German authorities’ opposition to the Nazis proved rather half-hearted. Within two years, uniformed stormtroopers were legally back on the streets, and German conservatives used an emergency decree to take over the Prussian State. They justified their assault on a democratic government as a defense of national order. But their tolerance of Nazi violence helped foster a public embrace of a politics that would culminate in genocidal war.

During a 1973 performance at Cologne’s annual Carnival, a West German comedian warmed up the crowd by leading it through a series of familiar call and response rituals. When he concluded by yelling “Sieg,” the crowd obligingly (unthinkingly?) responded, “Heil!” As the crowd laughed, not all that uneasily it seems, he expressed ironic surprise that there were so many “old comrades” in the audience. Although he quickly moved on to his next bit, the power of his humor was its ability to call out the implicit reality of 1970s West Germany: the rituals of Nazi Germany remained disturbingly familiar to many of its citizens.

These examples are a reminder that how people choose to present themselves for public interpretation matters, and historians should draw attention to actions that tend to elude scrutiny in the relentless churn of the news cycle.

After the Mastriano rally, Wallnau dismissed critics who identified his actions as fascist. He claimed that the viral clip had merely captured him leading the attendees in a prayer to commemorate Joshua Chamberlain’s famous bayonet charge down Little Round Top on July 2, 1863. Audience members raised their arms as Wallnau recited, “Pennsylvania will be like Little Round Top and America will have a new birth of liberty.”

His words called to mind President Abraham Lincoln’s visit to Gettysburg to dedicate the cemetery there four months after the battle.
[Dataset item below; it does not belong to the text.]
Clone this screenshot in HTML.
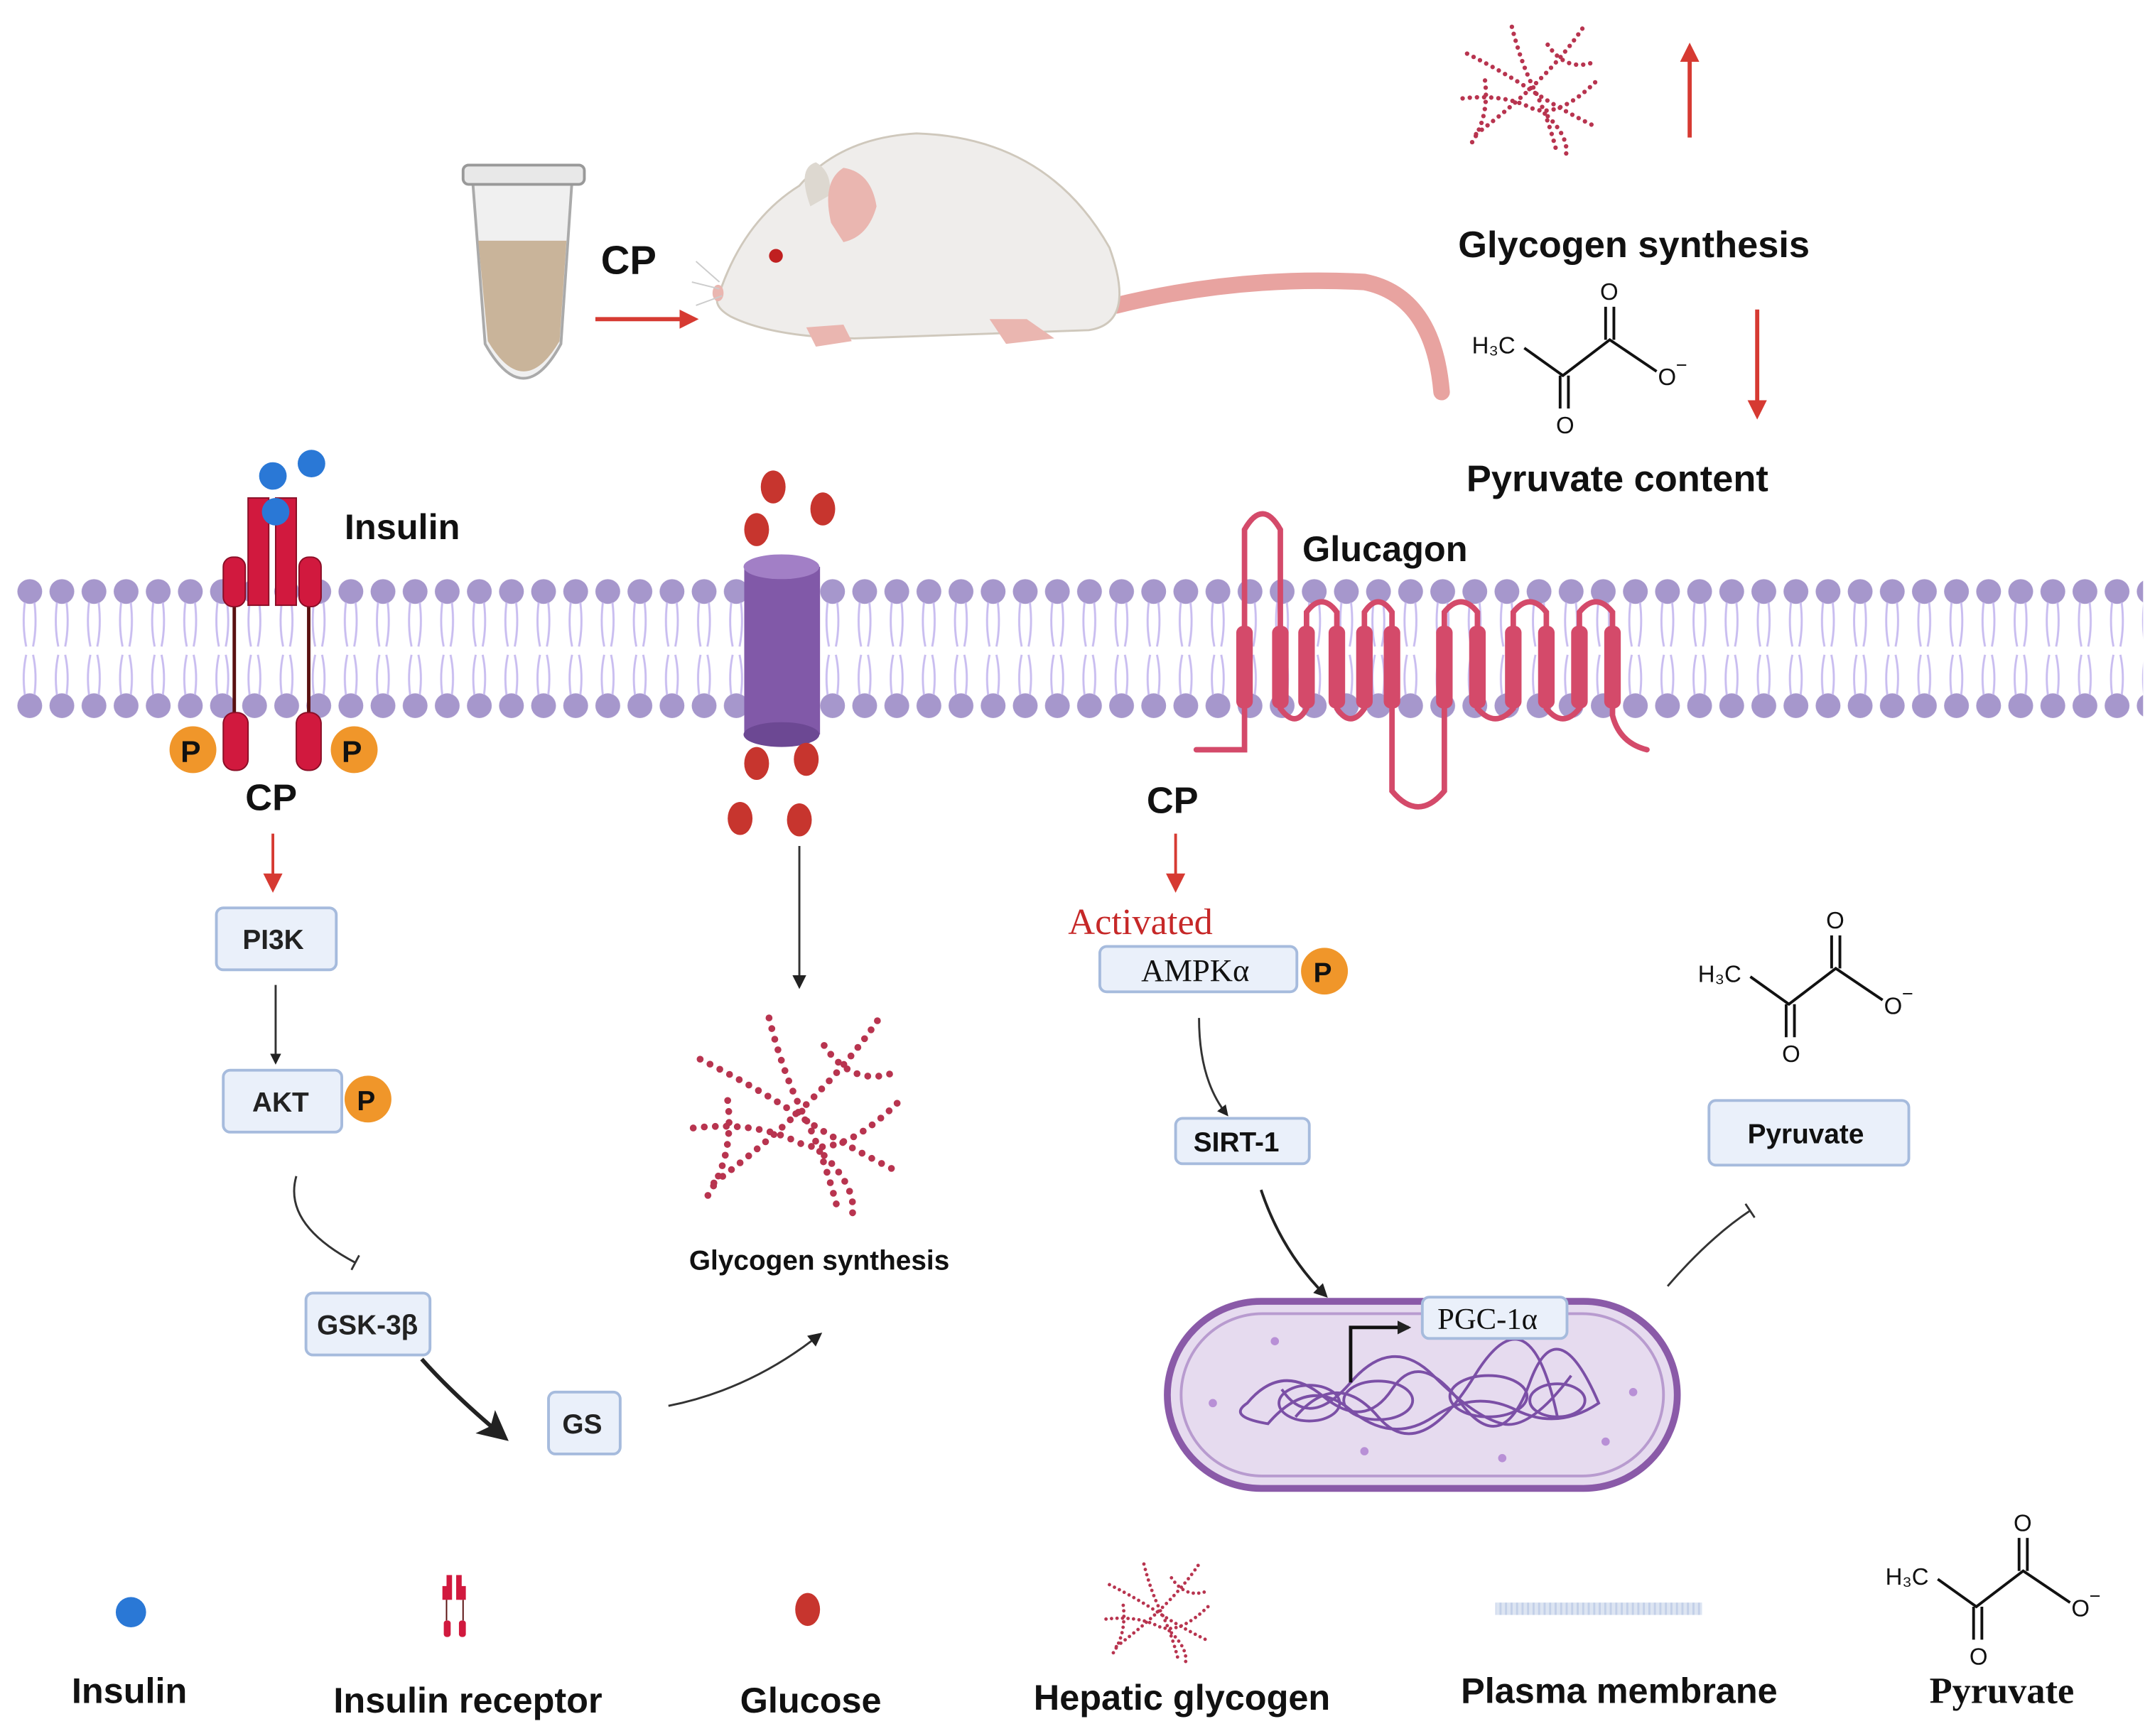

He urged listeners to defeat the Confederacy and give the nation “a new birth of freedom.” The freedom Lincoln referenced was emancipation. But Wallnau’s choice to replace “freedom” with “liberty” plucked the battle out of the context of a nineteenth century war over human freedom and placed it into a twentieth-first century contest over supposed government overreach and the right of (violent) revolution.

The power of symbols — and of symbolic gestures — is that they never possess just one meaning. Lance Wallnau can always claim, with a veneer of plausible deniability, that the action he was orchestrating at that rally in Chambersburg was not a visible evocation of the Nazi salute. But we can’t permit Wallnau or Mastriano simultaneously to claim historical expertise and historical ignorance.

Like that Cologne crowd in 1973, many Americans in 2022 may be willing to discount as unimportant that many in the United States are willing to don Confederate uniforms, to fly Confederate and Nazi flags or to offer up some version of a Nazi salute. But these symbolic gestures remain much more than familiar rituals. They evoke a political movement that repudiated the freedom that Chamberlain fought for, and that Lincoln celebrated in his Gettysburg Address.

Gathering in a parking lot 25 miles west of Gettysburg, Wallnau cosplayed the Battle of Gettysburg to channel a specific kind of male fantasy, one that aspires to fight not just in an imagined past, but on behalf of a racist and authoritarian future. In that kind of role-playing, a Nazi salute fits right in. Ultimately, if American political movements decide to mimic Nazis, we should take them at their word.